====== Recorded information ======

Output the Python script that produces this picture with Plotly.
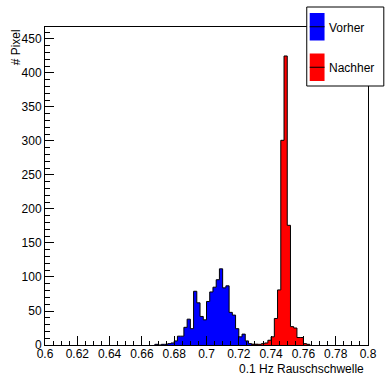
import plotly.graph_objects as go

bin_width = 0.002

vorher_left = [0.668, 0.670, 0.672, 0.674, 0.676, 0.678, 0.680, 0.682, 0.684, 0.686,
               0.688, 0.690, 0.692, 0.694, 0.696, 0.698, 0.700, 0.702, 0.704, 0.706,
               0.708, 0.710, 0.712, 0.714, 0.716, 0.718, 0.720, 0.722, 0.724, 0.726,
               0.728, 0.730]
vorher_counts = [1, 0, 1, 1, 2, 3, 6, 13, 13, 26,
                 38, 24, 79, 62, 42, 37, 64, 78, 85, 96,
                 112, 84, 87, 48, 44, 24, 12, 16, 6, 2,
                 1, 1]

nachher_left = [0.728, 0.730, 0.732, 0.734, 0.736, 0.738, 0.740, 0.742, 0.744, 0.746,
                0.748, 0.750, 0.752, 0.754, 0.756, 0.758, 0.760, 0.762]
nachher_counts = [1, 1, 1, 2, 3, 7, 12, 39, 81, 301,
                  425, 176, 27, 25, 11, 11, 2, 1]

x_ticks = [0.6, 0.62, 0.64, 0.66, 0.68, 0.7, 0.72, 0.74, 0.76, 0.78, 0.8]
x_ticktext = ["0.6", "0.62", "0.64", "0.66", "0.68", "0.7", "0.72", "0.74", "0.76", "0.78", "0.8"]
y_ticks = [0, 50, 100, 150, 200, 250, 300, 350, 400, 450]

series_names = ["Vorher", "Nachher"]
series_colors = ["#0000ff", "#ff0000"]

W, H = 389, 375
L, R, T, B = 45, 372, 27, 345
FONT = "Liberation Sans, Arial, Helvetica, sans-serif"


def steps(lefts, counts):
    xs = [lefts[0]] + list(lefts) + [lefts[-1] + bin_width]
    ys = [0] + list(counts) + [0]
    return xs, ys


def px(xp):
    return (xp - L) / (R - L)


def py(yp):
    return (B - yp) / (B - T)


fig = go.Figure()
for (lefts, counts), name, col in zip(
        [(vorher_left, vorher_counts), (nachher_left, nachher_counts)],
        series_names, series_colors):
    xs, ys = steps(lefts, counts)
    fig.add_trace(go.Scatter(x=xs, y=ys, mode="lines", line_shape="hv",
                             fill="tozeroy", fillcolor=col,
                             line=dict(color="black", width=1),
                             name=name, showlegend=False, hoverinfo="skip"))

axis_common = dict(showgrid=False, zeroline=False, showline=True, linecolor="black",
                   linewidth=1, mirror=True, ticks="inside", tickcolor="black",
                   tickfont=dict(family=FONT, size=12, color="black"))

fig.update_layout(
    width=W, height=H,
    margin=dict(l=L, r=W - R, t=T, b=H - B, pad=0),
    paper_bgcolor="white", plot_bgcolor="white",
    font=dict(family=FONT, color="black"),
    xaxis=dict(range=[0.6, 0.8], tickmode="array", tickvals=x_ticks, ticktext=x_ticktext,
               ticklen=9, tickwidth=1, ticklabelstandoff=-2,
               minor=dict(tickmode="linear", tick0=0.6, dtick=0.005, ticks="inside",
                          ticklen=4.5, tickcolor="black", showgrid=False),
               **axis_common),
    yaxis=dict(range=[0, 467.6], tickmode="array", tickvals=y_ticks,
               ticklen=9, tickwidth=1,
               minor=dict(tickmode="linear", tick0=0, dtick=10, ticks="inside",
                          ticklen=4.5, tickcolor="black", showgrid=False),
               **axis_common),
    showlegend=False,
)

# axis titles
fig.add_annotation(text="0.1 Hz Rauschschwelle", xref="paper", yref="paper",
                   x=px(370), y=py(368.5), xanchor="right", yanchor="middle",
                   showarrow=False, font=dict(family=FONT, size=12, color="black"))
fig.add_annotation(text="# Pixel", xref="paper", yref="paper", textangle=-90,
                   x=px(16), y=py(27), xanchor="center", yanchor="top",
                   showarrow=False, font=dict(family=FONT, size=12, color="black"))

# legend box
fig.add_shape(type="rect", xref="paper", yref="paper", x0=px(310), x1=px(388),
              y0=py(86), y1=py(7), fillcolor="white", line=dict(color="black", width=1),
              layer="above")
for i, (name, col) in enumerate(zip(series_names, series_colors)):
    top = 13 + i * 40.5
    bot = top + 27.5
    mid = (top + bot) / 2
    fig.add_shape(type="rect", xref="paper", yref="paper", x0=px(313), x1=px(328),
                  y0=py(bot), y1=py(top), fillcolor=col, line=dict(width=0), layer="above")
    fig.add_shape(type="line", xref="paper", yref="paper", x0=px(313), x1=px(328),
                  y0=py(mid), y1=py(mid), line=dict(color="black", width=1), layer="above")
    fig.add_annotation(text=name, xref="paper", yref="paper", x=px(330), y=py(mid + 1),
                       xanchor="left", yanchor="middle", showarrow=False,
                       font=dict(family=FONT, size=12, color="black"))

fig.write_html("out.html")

======

## What is needed
Repeat the listing in full and exactly. Leave any pictures out.

## Reply to the task
Output the Python script that produces this picture with Plotly.
import plotly.graph_objects as go

bin_width = 0.002

vorher_left = [0.668, 0.670, 0.672, 0.674, 0.676, 0.678, 0.680, 0.682, 0.684, 0.686,
               0.688, 0.690, 0.692, 0.694, 0.696, 0.698, 0.700, 0.702, 0.704, 0.706,
               0.708, 0.710, 0.712, 0.714, 0.716, 0.718, 0.720, 0.722, 0.724, 0.726,
               0.728, 0.730]
vorher_counts = [1, 0, 1, 1, 2, 3, 6, 13, 13, 26,
                 38, 24, 79, 62, 42, 37, 64, 78, 85, 96,
                 112, 84, 87, 48, 44, 24, 12, 16, 6, 2,
                 1, 1]

nachher_left = [0.728, 0.730, 0.732, 0.734, 0.736, 0.738, 0.740, 0.742, 0.744, 0.746,
                0.748, 0.750, 0.752, 0.754, 0.756, 0.758, 0.760, 0.762]
nachher_counts = [1, 1, 1, 2, 3, 7, 12, 39, 81, 301,
                  425, 176, 27, 25, 11, 11, 2, 1]

x_ticks = [0.6, 0.62, 0.64, 0.66, 0.68, 0.7, 0.72, 0.74, 0.76, 0.78, 0.8]
x_ticktext = ["0.6", "0.62", "0.64", "0.66", "0.68", "0.7", "0.72", "0.74", "0.76", "0.78", "0.8"]
y_ticks = [0, 50, 100, 150, 200, 250, 300, 350, 400, 450]

series_names = ["Vorher", "Nachher"]
series_colors = ["#0000ff", "#ff0000"]

W, H = 389, 375
L, R, T, B = 45, 372, 27, 345
FONT = "Liberation Sans, Arial, Helvetica, sans-serif"


def steps(lefts, counts):
    xs = [lefts[0]] + list(lefts) + [lefts[-1] + bin_width]
    ys = [0] + list(counts) + [0]
    return xs, ys


def px(xp):
    return (xp - L) / (R - L)


def py(yp):
    return (B - yp) / (B - T)


fig = go.Figure()
for (lefts, counts), name, col in zip(
        [(vorher_left, vorher_counts), (nachher_left, nachher_counts)],
        series_names, series_colors):
    xs, ys = steps(lefts, counts)
    fig.add_trace(go.Scatter(x=xs, y=ys, mode="lines", line_shape="hv",
                             fill="tozeroy", fillcolor=col,
                             line=dict(color="black", width=1),
                             name=name, showlegend=False, hoverinfo="skip"))

axis_common = dict(showgrid=False, zeroline=False, showline=True, linecolor="black",
                   linewidth=1, mirror=True, ticks="inside", tickcolor="black",
                   tickfont=dict(family=FONT, size=12, color="black"))

fig.update_layout(
    width=W, height=H,
    margin=dict(l=L, r=W - R, t=T, b=H - B, pad=0),
    paper_bgcolor="white", plot_bgcolor="white",
    font=dict(family=FONT, color="black"),
    xaxis=dict(range=[0.6, 0.8], tickmode="array", tickvals=x_ticks, ticktext=x_ticktext,
               ticklen=9, tickwidth=1, ticklabelstandoff=-2,
               minor=dict(tickmode="linear", tick0=0.6, dtick=0.005, ticks="inside",
                          ticklen=4.5, tickcolor="black", showgrid=False),
               **axis_common),
    yaxis=dict(range=[0, 467.6], tickmode="array", tickvals=y_ticks,
               ticklen=9, tickwidth=1,
               minor=dict(tickmode="linear", tick0=0, dtick=10, ticks="inside",
                          ticklen=4.5, tickcolor="black", showgrid=False),
               **axis_common),
    showlegend=False,
)

# axis titles
fig.add_annotation(text="0.1 Hz Rauschschwelle", xref="paper", yref="paper",
                   x=px(370), y=py(368.5), xanchor="right", yanchor="middle",
                   showarrow=False, font=dict(family=FONT, size=12, color="black"))
fig.add_annotation(text="# Pixel", xref="paper", yref="paper", textangle=-90,
                   x=px(16), y=py(27), xanchor="center", yanchor="top",
                   showarrow=False, font=dict(family=FONT, size=12, color="black"))

# legend box
fig.add_shape(type="rect", xref="paper", yref="paper", x0=px(310), x1=px(388),
              y0=py(86), y1=py(7), fillcolor="white", line=dict(color="black", width=1),
              layer="above")
for i, (name, col) in enumerate(zip(series_names, series_colors)):
    top = 13 + i * 40.5
    bot = top + 27.5
    mid = (top + bot) / 2
    fig.add_shape(type="rect", xref="paper", yref="paper", x0=px(313), x1=px(328),
                  y0=py(bot), y1=py(top), fillcolor=col, line=dict(width=0), layer="above")
    fig.add_shape(type="line", xref="paper", yref="paper", x0=px(313), x1=px(328),
                  y0=py(mid), y1=py(mid), line=dict(color="black", width=1), layer="above")
    fig.add_annotation(text=name, xref="paper", yref="paper", x=px(330), y=py(mid + 1),
                       xanchor="left", yanchor="middle", showarrow=False,
                       font=dict(family=FONT, size=12, color="black"))

fig.write_html("out.html")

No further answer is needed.